YOUR INSTRUCTIONS:
Restate the opening lines of the material below word for word, stopping after the line that contains "(aMassS) at (163,245)".

RECORDED INFORMATION:
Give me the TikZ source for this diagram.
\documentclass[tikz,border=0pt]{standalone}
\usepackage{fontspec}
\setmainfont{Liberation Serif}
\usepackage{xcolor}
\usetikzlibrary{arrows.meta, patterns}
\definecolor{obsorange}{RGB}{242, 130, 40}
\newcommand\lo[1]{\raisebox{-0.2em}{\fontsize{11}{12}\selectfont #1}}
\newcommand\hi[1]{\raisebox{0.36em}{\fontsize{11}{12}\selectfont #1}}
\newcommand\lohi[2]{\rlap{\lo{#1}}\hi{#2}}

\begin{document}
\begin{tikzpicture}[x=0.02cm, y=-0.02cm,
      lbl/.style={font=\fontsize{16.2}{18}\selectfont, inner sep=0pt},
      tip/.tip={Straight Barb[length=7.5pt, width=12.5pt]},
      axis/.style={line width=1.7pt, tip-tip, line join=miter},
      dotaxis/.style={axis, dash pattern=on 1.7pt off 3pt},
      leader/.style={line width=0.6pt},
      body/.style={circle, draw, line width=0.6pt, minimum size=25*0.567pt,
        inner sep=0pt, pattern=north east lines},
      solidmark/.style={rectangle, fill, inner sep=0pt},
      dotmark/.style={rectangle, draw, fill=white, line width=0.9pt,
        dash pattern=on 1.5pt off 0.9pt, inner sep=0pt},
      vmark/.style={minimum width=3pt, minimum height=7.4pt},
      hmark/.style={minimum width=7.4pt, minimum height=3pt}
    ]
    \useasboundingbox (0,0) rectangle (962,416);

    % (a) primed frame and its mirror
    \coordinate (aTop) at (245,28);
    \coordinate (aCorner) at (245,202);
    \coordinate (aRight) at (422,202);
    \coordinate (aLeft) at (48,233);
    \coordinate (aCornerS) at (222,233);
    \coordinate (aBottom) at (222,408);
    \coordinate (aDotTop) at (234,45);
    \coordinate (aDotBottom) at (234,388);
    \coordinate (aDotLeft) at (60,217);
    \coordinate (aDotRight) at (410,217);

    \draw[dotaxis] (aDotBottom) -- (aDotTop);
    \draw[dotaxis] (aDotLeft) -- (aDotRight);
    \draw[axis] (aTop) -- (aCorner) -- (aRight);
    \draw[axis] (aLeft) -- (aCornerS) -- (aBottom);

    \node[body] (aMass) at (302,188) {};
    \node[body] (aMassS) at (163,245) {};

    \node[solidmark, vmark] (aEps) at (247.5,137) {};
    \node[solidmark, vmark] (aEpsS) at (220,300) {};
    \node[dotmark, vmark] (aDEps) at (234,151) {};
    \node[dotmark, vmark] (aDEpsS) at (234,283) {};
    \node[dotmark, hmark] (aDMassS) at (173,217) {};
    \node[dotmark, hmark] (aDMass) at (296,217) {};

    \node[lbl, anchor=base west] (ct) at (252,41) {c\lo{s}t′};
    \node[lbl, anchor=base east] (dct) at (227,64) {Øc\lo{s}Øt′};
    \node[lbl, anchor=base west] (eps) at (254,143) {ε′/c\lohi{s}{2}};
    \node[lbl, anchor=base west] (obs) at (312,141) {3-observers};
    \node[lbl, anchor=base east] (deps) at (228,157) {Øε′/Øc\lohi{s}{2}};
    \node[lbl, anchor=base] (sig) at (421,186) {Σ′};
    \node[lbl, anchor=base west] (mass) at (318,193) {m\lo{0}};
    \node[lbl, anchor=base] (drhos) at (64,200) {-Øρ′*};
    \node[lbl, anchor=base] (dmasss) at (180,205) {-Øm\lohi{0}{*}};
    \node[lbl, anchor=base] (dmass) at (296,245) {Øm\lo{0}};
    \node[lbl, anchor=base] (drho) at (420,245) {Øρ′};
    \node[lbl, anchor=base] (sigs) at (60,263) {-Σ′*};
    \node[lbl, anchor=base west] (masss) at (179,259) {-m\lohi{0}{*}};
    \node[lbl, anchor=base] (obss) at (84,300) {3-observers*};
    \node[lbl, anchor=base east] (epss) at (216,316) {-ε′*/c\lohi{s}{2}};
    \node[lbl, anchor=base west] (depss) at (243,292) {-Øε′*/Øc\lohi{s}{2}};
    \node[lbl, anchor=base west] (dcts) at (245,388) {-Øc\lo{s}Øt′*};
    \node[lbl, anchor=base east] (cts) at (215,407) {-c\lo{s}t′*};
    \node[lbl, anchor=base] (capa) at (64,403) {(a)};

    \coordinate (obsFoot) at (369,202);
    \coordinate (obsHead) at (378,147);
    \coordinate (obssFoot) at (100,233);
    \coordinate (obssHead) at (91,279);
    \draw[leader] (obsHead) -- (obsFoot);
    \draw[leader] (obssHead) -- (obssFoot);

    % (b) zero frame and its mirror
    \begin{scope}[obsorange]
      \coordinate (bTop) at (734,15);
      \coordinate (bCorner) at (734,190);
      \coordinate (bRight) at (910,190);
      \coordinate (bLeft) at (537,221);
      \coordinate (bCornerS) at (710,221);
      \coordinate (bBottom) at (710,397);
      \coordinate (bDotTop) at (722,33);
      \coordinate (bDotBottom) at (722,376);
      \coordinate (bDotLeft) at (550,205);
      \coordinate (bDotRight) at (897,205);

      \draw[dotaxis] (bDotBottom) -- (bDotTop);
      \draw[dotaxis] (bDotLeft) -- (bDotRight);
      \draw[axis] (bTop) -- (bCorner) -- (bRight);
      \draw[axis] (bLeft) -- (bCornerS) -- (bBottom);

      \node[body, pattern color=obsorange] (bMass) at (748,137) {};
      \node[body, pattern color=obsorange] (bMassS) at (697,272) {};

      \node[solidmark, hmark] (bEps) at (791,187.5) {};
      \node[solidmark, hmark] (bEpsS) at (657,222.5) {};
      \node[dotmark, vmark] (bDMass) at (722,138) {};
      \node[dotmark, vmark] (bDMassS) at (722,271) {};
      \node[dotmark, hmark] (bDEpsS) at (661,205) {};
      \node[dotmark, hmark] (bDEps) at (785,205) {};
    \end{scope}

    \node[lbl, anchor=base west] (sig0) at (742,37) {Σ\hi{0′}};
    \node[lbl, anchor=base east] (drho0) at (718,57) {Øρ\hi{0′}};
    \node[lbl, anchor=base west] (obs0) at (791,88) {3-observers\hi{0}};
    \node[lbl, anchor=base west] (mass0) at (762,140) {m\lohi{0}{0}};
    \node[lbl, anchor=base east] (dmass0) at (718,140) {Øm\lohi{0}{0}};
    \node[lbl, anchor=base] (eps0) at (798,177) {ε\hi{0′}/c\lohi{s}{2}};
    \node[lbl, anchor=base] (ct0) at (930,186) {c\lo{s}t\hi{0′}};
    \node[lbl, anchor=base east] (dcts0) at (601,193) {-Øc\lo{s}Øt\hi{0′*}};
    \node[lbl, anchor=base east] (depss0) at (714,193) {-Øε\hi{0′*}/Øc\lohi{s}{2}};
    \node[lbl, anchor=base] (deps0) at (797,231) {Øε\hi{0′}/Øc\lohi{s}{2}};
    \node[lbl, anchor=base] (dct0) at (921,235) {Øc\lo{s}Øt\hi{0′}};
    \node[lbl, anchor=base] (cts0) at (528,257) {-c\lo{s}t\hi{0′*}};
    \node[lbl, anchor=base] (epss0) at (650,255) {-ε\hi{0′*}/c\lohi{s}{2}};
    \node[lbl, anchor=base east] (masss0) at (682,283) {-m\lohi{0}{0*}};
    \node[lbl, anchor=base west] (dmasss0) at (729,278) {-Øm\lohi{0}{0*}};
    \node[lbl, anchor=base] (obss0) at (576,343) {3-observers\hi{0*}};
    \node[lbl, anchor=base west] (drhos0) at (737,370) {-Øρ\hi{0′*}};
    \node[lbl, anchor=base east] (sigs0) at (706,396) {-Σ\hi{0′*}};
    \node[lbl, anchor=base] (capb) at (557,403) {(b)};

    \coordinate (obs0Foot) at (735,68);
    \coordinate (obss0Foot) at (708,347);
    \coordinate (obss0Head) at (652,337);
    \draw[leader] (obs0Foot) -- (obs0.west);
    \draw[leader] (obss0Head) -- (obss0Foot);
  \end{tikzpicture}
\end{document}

THE REPLY:
Give me the TikZ source for this diagram.
\documentclass[tikz,border=0pt]{standalone}
\usepackage{fontspec}
\setmainfont{Liberation Serif}
\usepackage{xcolor}
\usetikzlibrary{arrows.meta, patterns}
\definecolor{obsorange}{RGB}{242, 130, 40}
\newcommand\lo[1]{\raisebox{-0.2em}{\fontsize{11}{12}\selectfont #1}}
\newcommand\hi[1]{\raisebox{0.36em}{\fontsize{11}{12}\selectfont #1}}
\newcommand\lohi[2]{\rlap{\lo{#1}}\hi{#2}}

\begin{document}
\begin{tikzpicture}[x=0.02cm, y=-0.02cm,
      lbl/.style={font=\fontsize{16.2}{18}\selectfont, inner sep=0pt},
      tip/.tip={Straight Barb[length=7.5pt, width=12.5pt]},
      axis/.style={line width=1.7pt, tip-tip, line join=miter},
      dotaxis/.style={axis, dash pattern=on 1.7pt off 3pt},
      leader/.style={line width=0.6pt},
      body/.style={circle, draw, line width=0.6pt, minimum size=25*0.567pt,
        inner sep=0pt, pattern=north east lines},
      solidmark/.style={rectangle, fill, inner sep=0pt},
      dotmark/.style={rectangle, draw, fill=white, line width=0.9pt,
        dash pattern=on 1.5pt off 0.9pt, inner sep=0pt},
      vmark/.style={minimum width=3pt, minimum height=7.4pt},
      hmark/.style={minimum width=7.4pt, minimum height=3pt}
    ]
    \useasboundingbox (0,0) rectangle (962,416);

    % (a) primed frame and its mirror
    \coordinate (aTop) at (245,28);
    \coordinate (aCorner) at (245,202);
    \coordinate (aRight) at (422,202);
    \coordinate (aLeft) at (48,233);
    \coordinate (aCornerS) at (222,233);
    \coordinate (aBottom) at (222,408);
    \coordinate (aDotTop) at (234,45);
    \coordinate (aDotBottom) at (234,388);
    \coordinate (aDotLeft) at (60,217);
    \coordinate (aDotRight) at (410,217);

    \draw[dotaxis] (aDotBottom) -- (aDotTop);
    \draw[dotaxis] (aDotLeft) -- (aDotRight);
    \draw[axis] (aTop) -- (aCorner) -- (aRight);
    \draw[axis] (aLeft) -- (aCornerS) -- (aBottom);

    \node[body] (aMass) at (302,188) {};
    \node[body] (aMassS) at (163,245) {};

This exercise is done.